Review: James McConkey

402 Aiken Rd.

Trumansburg, NY 14886 12 Feb 2013

Dear Anita,

If you’ve listened to the messages on your cell phone, you know how much Ithaca Diaries moved me. And, as I may have said, it had an after-effect on me: in looking at undergraduates in restaurants and elsewhere, I felt I had a new understanding of their anxieties and desires.

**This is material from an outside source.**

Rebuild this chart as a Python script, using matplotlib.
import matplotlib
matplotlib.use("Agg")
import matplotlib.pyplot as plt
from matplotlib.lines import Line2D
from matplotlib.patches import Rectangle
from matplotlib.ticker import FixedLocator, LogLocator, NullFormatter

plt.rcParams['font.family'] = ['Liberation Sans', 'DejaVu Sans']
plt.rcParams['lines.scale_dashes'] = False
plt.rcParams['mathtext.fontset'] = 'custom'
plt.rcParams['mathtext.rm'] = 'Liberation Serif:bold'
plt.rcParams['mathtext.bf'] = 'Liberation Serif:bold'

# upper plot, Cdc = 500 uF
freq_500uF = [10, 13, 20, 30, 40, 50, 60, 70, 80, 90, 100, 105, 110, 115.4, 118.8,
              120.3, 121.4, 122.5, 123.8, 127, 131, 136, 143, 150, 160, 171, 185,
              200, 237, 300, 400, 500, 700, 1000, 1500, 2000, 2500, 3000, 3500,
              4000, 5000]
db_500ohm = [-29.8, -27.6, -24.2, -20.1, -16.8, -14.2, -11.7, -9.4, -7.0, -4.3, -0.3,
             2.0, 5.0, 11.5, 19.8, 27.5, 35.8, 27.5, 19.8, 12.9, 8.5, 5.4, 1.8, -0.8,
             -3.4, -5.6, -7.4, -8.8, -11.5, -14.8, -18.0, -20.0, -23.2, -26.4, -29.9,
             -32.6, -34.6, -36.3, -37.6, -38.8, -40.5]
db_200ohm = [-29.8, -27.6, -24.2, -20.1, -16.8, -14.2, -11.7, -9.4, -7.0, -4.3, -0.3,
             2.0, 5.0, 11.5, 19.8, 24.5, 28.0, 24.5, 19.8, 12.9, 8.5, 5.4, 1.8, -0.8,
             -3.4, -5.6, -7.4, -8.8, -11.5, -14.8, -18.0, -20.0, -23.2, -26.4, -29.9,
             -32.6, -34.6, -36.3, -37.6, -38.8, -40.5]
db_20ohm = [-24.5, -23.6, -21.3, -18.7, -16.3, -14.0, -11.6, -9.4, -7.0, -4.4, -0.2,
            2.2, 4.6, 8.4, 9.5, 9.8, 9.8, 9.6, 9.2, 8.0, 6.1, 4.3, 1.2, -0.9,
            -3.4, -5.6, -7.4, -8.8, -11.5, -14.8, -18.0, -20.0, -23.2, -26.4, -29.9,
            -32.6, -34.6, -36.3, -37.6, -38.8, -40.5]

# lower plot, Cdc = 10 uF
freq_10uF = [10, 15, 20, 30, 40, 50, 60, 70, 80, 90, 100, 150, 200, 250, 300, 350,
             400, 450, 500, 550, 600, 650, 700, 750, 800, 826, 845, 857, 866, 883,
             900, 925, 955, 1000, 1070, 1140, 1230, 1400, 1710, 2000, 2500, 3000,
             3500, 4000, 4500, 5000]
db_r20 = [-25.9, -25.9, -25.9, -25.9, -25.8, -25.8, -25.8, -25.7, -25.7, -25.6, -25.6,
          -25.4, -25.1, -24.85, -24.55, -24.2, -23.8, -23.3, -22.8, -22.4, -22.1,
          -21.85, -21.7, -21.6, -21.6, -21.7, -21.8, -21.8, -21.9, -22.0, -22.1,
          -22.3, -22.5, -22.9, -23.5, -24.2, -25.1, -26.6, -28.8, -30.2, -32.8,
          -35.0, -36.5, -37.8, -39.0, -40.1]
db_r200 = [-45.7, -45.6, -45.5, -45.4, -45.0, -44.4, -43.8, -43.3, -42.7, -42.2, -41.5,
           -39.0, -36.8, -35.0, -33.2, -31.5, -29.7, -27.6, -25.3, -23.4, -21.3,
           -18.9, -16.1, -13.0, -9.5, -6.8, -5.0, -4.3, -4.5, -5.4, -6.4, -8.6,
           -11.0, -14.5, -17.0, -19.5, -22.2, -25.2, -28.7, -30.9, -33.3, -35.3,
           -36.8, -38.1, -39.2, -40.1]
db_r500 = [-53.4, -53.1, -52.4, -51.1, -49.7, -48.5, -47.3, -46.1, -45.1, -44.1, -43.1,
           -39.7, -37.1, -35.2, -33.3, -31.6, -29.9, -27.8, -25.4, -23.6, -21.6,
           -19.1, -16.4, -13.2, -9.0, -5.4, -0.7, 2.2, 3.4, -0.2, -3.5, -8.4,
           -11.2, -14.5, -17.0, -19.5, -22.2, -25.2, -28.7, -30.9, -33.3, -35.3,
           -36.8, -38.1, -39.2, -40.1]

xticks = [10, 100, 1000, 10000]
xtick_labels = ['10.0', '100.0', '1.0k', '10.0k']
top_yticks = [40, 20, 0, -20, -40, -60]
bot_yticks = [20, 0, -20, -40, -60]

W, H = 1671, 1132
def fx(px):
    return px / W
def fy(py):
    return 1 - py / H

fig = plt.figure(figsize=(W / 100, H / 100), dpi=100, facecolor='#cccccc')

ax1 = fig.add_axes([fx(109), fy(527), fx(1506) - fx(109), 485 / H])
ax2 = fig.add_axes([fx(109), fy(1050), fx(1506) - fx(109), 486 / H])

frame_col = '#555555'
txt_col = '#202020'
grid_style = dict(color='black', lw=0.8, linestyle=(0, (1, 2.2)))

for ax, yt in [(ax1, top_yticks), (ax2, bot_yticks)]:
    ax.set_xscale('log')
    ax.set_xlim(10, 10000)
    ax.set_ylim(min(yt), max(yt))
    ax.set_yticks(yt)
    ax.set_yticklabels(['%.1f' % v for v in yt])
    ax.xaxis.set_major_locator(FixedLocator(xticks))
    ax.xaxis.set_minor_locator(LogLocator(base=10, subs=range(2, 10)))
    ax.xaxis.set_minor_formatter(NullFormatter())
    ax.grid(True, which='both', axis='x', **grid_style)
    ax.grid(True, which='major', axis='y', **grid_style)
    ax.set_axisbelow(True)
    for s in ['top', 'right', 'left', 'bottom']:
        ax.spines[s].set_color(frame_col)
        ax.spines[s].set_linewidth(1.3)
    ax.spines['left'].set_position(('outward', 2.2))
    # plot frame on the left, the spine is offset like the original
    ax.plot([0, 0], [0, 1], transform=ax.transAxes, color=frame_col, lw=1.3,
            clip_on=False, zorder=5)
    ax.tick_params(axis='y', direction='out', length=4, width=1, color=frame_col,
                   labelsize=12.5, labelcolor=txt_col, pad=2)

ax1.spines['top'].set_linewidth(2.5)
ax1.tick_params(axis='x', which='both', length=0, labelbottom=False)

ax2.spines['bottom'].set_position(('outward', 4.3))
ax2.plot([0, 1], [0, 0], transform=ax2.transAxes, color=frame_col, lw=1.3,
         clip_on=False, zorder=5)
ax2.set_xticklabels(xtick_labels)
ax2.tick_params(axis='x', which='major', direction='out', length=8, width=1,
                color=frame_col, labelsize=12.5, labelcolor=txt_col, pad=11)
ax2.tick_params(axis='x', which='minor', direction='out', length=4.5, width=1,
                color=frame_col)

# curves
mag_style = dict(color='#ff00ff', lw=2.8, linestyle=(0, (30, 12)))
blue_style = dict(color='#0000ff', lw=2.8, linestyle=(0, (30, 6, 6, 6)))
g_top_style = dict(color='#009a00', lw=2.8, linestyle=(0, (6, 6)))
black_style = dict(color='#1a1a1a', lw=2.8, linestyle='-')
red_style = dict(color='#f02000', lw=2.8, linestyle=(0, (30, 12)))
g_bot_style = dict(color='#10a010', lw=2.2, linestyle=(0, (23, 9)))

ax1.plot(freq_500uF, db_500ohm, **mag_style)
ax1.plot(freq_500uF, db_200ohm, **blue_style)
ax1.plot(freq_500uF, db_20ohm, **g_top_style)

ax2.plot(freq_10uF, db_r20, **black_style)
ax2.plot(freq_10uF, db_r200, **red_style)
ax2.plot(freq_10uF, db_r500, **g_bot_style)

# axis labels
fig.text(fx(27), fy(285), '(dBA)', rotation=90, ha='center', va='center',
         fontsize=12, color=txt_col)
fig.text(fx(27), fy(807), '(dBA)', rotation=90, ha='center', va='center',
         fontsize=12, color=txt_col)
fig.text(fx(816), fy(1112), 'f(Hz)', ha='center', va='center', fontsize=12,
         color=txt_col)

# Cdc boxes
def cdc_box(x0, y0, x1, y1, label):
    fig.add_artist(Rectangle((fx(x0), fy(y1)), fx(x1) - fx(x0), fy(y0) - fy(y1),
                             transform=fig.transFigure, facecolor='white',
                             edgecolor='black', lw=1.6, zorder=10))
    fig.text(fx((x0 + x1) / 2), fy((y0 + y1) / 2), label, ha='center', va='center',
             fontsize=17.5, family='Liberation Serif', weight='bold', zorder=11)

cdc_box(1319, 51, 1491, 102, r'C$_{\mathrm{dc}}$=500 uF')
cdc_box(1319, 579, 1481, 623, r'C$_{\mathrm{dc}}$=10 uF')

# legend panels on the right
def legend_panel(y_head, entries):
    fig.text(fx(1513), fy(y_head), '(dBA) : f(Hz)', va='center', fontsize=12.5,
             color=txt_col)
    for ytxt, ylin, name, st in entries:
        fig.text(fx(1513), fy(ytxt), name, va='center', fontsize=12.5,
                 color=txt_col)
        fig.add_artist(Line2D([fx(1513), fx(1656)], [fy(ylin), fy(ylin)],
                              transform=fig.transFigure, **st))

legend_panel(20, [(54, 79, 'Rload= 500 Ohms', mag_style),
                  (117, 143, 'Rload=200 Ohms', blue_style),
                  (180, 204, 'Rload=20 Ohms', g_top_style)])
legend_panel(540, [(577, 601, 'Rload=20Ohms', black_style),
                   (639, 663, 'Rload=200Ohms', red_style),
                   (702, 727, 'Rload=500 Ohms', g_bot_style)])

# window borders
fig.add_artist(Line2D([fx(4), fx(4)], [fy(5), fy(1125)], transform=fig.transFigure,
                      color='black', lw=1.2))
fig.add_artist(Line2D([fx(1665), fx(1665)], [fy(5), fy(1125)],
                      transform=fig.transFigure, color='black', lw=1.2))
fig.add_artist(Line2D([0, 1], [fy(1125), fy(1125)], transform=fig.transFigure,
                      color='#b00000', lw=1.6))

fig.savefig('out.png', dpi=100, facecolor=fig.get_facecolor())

In trying to explain to myself—the 91-year-old reader of your MSS—the effect it had on me, I think much of it comes from what seems to be the integrity of the writing: deeply personal though it is, you constantly look at yourself without any kind of self-deception—you’re truthful about your wishes, desires, fears and everything that makes up the complexity of a human being, especially of a young woman caught up in the chaos and threats and violence of a university (and the world beyond it) at a crucial time of change. Actually, you seem to be looking at yourself objectively, as if you were a character in a play or novel. This permits a reader to feel empathy for you, as representative of her/him. And, like the changes that come to a character in a fictional narrative, there’s a progression in you, in your growing confidence, in your self-reliance. What a plucky young woman you were in the summer of 1969, despite all that’s happening. Your description both of your decision to lose your virginity and of the consequences of the actual act are especially moving.

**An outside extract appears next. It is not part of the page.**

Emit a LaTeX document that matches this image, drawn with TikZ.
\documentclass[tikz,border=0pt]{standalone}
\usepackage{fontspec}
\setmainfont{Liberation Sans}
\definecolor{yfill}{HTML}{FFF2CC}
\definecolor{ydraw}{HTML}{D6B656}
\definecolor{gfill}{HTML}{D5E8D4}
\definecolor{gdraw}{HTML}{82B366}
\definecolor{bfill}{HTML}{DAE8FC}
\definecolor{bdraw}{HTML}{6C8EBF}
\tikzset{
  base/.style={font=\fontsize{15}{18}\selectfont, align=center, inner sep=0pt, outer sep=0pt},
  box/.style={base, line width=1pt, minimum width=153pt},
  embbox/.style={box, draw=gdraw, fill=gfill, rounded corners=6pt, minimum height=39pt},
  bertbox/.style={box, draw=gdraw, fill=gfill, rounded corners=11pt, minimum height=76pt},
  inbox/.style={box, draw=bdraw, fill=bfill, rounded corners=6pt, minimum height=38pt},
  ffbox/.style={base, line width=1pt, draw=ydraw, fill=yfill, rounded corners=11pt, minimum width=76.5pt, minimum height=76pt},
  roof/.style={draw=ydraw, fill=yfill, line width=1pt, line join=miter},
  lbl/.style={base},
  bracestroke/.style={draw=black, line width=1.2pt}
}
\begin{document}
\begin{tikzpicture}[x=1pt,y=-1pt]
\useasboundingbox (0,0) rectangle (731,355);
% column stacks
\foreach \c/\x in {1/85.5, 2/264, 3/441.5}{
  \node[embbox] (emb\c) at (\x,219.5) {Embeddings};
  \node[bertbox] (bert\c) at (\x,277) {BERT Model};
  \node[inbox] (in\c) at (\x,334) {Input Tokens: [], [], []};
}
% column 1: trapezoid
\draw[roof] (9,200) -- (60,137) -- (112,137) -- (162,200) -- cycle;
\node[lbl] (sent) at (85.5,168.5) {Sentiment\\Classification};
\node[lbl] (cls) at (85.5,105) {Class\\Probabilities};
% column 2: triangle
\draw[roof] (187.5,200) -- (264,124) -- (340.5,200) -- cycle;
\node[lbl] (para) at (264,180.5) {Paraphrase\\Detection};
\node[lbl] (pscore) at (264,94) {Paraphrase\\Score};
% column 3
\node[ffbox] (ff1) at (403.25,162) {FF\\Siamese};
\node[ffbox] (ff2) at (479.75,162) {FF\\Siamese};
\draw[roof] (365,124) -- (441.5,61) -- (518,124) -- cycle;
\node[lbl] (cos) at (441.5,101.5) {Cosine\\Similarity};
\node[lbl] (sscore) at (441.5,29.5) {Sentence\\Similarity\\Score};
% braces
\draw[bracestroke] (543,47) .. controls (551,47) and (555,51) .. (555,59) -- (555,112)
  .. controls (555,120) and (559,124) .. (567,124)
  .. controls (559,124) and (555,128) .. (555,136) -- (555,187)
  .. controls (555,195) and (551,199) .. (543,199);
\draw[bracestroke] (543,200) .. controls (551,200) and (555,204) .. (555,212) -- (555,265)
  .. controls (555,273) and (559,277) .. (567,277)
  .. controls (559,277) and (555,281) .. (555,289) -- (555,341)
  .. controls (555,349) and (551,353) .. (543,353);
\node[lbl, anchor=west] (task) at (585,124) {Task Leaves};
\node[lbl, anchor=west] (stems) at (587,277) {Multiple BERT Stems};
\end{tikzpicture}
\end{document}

As you may or may not know, I was a member of the Faculty Committee on Student Affairs, and at the very end (after its conservative members had resigned) the chair of that committee. But how naïve I was, as to the motives of the black leadership! Maybe, as a member of Dorothy McCall’s class, you were less naïve than I, and had some idea of the revolutionary tactics they employed. Though it’s never been acknowledged in public, I’m fairly certain that black males put and lit the cross on the lawn before the black women’s residence, and also burned down their own Wait Avenue center. In other words, they were trying to intensify the racial dislikes and animosities. I assume they wished to destroy the university itself. Do the ends ever justify the means? To me this is a betrayal of human trust.

Yours is a remarkable achievement, and I’m now awaiting publication of Ithaca Diaries.